On Feb. 20, Plug Power (NASDAQ:PLUG) stock hit a new 52-week high at $6.05. The last time PLUG stock went over $6 was in 2014. So, as volatility in the markets increases, investors are now wondering whether they should still buy into the shares of the hydrogen fuel cell maker at these levels.
The group is expected to report its fourth-quarter earnings in the coming days. The Street was not fully impressed with the previous quarter’s results, and as a momentum stock, the price tends to be choppy around earnings dates. Therefore, I’d wait to analyze the quarterly results before hitting the buy button. If you are already an investor, though, you may consider ringing the cash register at these levels prior to the earnings.
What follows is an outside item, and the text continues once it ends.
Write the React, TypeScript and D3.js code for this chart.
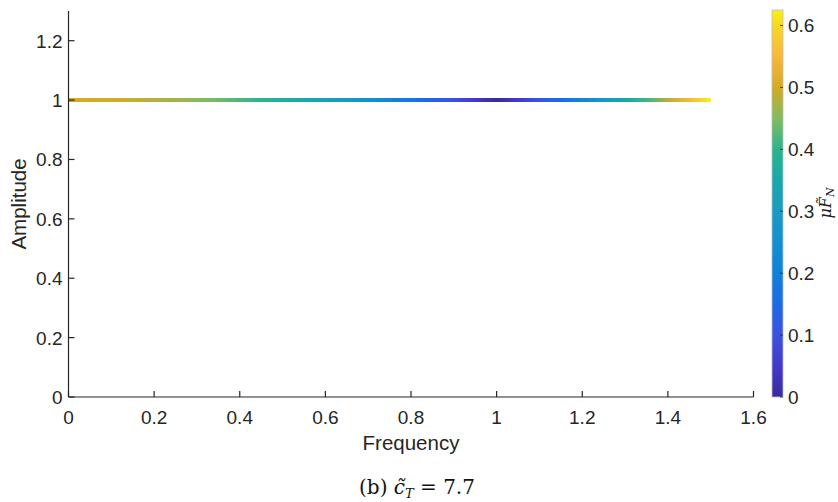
import React from "react";
import * as d3 from "d3";

const freq = [0, 0.05, 0.1, 0.15, 0.2, 0.25, 0.3, 0.35, 0.4, 0.45, 0.5, 0.55, 0.6, 0.65, 0.7, 0.75, 0.8, 0.85, 0.9, 0.95, 1.0, 1.05, 1.1, 1.15, 1.2, 1.25, 1.3, 1.35, 1.4, 1.45, 1.5];
const amplitude = [1, 1, 1, 1, 1, 1, 1, 1, 1, 1, 1, 1, 1, 1, 1, 1, 1, 1, 1, 1, 1, 1, 1, 1, 1, 1, 1, 1, 1, 1, 1];
const muFN = [0.5, 0.5, 0.495, 0.49, 0.48, 0.47, 0.455, 0.44, 0.42, 0.4, 0.375, 0.35, 0.32, 0.29, 0.255, 0.22, 0.18, 0.14, 0.095, 0.05, 0.0, 0.05, 0.105, 0.16, 0.22, 0.28, 0.345, 0.41, 0.48, 0.55, 0.625];

const xTicks = [0, 0.2, 0.4, 0.6, 0.8, 1, 1.2, 1.4, 1.6];
const yTicks = [0, 0.2, 0.4, 0.6, 0.8, 1, 1.2];
const cTicks = [0, 0.1, 0.2, 0.3, 0.4, 0.5, 0.6];
const cmapValues = [0, 0.05, 0.1, 0.15, 0.2, 0.25, 0.3, 0.35, 0.4, 0.45, 0.5, 0.55, 0.6, 0.625];
const cmapColors = ["#3b2a9c", "#4338cc", "#3a52e2", "#1a6ae8", "#0f80dc", "#1290d2", "#1a9ac2", "#18a8aa", "#2ab48e", "#80bc60", "#d6aa22", "#f8b83a", "#f8d824", "#f8f012"];

const W = 838, H = 502;
const fontSans = "'Liberation Sans', Arial, Helvetica, sans-serif";
const fontSerif = "'DejaVu Serif', 'Liberation Serif', serif";

export default function App() {
  const x = d3.scaleLinear().domain([0, 1.6]).range([68.5, 753.5]);
  const y = d3.scaleLinear().domain([0, 1.3]).range([397, 11]);
  const cmax = 0.625;
  const cy = d3.scaleLinear().domain([0, cmax]).range([397, 10]);
  const color = d3.scaleLinear<string>().domain(cmapValues).range(cmapColors).interpolate(d3.interpolateRgb).clamp(true);

  const pts = freq.map((f, i) => [f, amplitude[i]] as [number, number]);
  const line = d3.line<[number, number]>().x(d => x(d[0])).y(d => y(d[1]));

  const cbX = 772, cbW = 11;
  const cbStops = d3.range(0, 1.0001, 0.02);
  const axisColor = "#262626";
  const tickLen = 6;

  return (
    <svg width={W} height={H} style={{ position: "absolute", left: 0, top: 0, background: "#fff" }}>
      <defs>
        <linearGradient id="lineGrad" gradientUnits="userSpaceOnUse" x1={x(freq[0])} x2={x(freq[freq.length - 1])} y1={0} y2={0}>
          {freq.map((f, i) => (
            <stop key={i} offset={(f - freq[0]) / (freq[freq.length - 1] - freq[0])} stopColor={color(muFN[i])} />
          ))}
        </linearGradient>
        <linearGradient id="cbGrad" x1="0" x2="0" y1="1" y2="0">
          {cbStops.map((t, i) => (
            <stop key={i} offset={t} stopColor={color(t * cmax)} />
          ))}
        </linearGradient>
      </defs>

      {/* data line */}
      <path d={line(pts) || ""} fill="none" stroke="url(#lineGrad)" strokeWidth={4} />

      {/* axes */}
      <line x1={x(0)} x2={x(1.6)} y1={y(0)} y2={y(0)} stroke={axisColor} strokeWidth={1.2} />
      <line x1={x(0)} x2={x(0)} y1={y(0)} y2={y(1.3)} stroke={axisColor} strokeWidth={1.2} />
      {xTicks.map(t => (
        <g key={"x" + t}>
          <line x1={x(t)} x2={x(t)} y1={y(0)} y2={y(0) - tickLen} stroke={axisColor} strokeWidth={1.2} />
          <text x={x(t)} y={y(0) + 27} textAnchor="middle" fontFamily={fontSans} fontSize={19} fill={axisColor}>{String(t)}</text>
        </g>
      ))}
      {yTicks.map(t => (
        <g key={"y" + t}>
          <line x1={x(0)} x2={x(0) + tickLen} y1={y(t)} y2={y(t)} stroke={axisColor} strokeWidth={1.2} />
          <text x={x(0) - 6} y={y(t) + 7} textAnchor="end" fontFamily={fontSans} fontSize={19} fill={axisColor}>{String(t)}</text>
        </g>
      ))}
      <text x={(x(0) + x(1.6)) / 2} y={450} textAnchor="middle" fontFamily={fontSans} fontSize={20.5} fill={axisColor}>Frequency</text>
      <text transform={`translate(26,${(y(0) + y(1.3)) / 2}) rotate(-90)`} textAnchor="middle" fontFamily={fontSans} fontSize={20.5} fill={axisColor}>Amplitude</text>

      {/* colorbar */}
      <rect x={cbX} y={cy(cmax)} width={cbW} height={cy(0) - cy(cmax)} fill="url(#cbGrad)" stroke="#bdbdbd" strokeWidth={0.8} />
      {cTicks.map(t => (
        <g key={"c" + t}>
          <line x1={cbX + cbW} x2={cbX + cbW - 3} y1={cy(t)} y2={cy(t)} stroke={axisColor} strokeWidth={0.8} />
          <text x={cbX + cbW + 5} y={cy(t) + 7} textAnchor="start" fontFamily={fontSans} fontSize={19} fill={axisColor}>{String(t)}</text>
        </g>
      ))}
      <text transform="translate(831,203) rotate(-90)" textAnchor="middle" fontFamily={fontSerif} fontSize={16} fill="#222">
        <tspan fontStyle="italic">{"\u03bcF\u0303"}</tspan>
        <tspan fontStyle="italic" fontSize={11} dy={3}>N</tspan>
      </text>

      {/* caption */}
      <text x={417} y={494} textAnchor="middle" fontFamily={fontSerif} fontSize={20} fill="#111">
        <tspan>(b) </tspan>
        <tspan fontStyle="italic">{"c\u0303"}</tspan>
        <tspan fontStyle="italic" fontSize={13} dy={4}>T</tspan>
        <tspan dy={-4}>{" = 7.7"}</tspan>
      </text>
    </svg>
  );
}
Growing Pains of the Hydrogen Fuel Cell Technology
Before I discuss the company’s most recent earnings and what to expect in Q4, I’d like to introduce the industry Plug Power operates in so that especially new investors may better appreciate the market.
A fuel cell generates electricity by a chemical reaction. And according to the U.S. Department of Energy’s Office of Energy Efficiency and Renewable Energy (EERE), “a fuel cell uses the chemical energy of hydrogen or another fuel to cleanly and efficiently produce electricity. If hydrogen is the fuel, electricity, water, and heat are the only products.” That said, many believe that fuel cells may offer the prospect of supplying the world with clean, sustainable electrical power.
However, long-term investors in Plug Power would also know how volatile hydrogen fuel cell technology has been in the past decade. In other words, it is still experiencing growing pains.
Overall, the share price of the company as well as others in the sector tend to reflect this reality. After a dismal 2018, however, PLUG stock had an impressive rally. Over the past twelve months, the price is up over 180%.
Material handling industry — like forklifts — is the company’s core market where it is the leader across North America. Its fuel cells are an alternative to lead-acid batteries, and the group specializes in technology that uses hydrogen as fuel for vehicles both small (warehouse forklifts) and large (delivery vans and airport safety equipment).
Plug Power’s Q3 Results Were Mixed
On Nov. 7, 2019, the provider of hydrogen engines and fueling solutions released Q3 earnings.
It posted revenues of $56.38 million for the quarter ended September 2019, which meant about a 6% year-over-year increase. The company also met earnings expectations by with the 8 cents adjusted loss per share.
Moreover, the company lost $13.2 million in Q3. Many investors are quite concerned that Plug Power which has been around for more than two decades is still unprofitable and cash flow negative. Its debt levels are also on the rise, and in September 2019, it issued a $40 million senior convertible note at a 7.5% interest rate.
So, how much longer can this cash burn go on?
Since then, management has announced another material handling contract with an unnamed Fortune 100 company. And following the trading update, PLUG stock jumped about 15%. In other words, the bulls are happy to note the success in sales.
During the quarterly release, management also affirmed full-year projections, including the $235-$245 million annual revenue target. Therefore, investors would now like to see that there are no unexpected surprises in the Q4 report.
Following the earnings result, Craig Irwin of Roth Capital upgraded the company from “neutral” to “buy” He also increased the price target from $3 to $6. The shares are now hovering around $5.5. The current average price target stands at about $4.60.
So is PLUG Stock A Buy Now?
From a fundamental analysis perspective, I’d not be a buyer of PLUG stock at current levels. That is, unless I were a risk taker.
Therefore, I’d encourage potential investors to do due diligence and think hard whether their portfolios can handle a company that is not likely to report any kind of substantial or consistent profits any time soon.
If you are an investor who also follows technical charts, you may be interested to know that due to the price increase over the past year — but also so far in 2020 — short-term charts are overbought and signalling caution. Year-to-date, PLUG stock is up an eye-popping 59%.
Especially, if the markets becomes volatile with a downward bias in the coming days, there will likely be short-term profit-taking in PLUG shares. If you already hold the stock, you may want to realize some of your paper profits.
Alternatively, if you are experienced in hedging with options, you may want to initiate a March 20 ATM or ITM covered call position. Such a hedge would offer some downside protection. Depending on your chosen strike, it may enable you to participate in a potential up move too.
Yet, if you’re bullish on hydrogen as well as alternative energy, and would like to have exposure to Plug Power in your holdings, you may consider buying into an ETF such as the Invesco WilderHill Clean Energy ETF (NYSEARCA:PBW), the iShares Global Clean Energy ETF (NASDAQ:ICLN) or the SPDR S&P Kensho Smart Mobility ETF (NYSEARCA:HAIL).
On a final note, as the hydrogen fuel cell industry gains more recognition, the company may find itself as a candidate to be acquired.
As of this writing, Tezcan Gecgil did not hold a position in any of the aforementioned securities.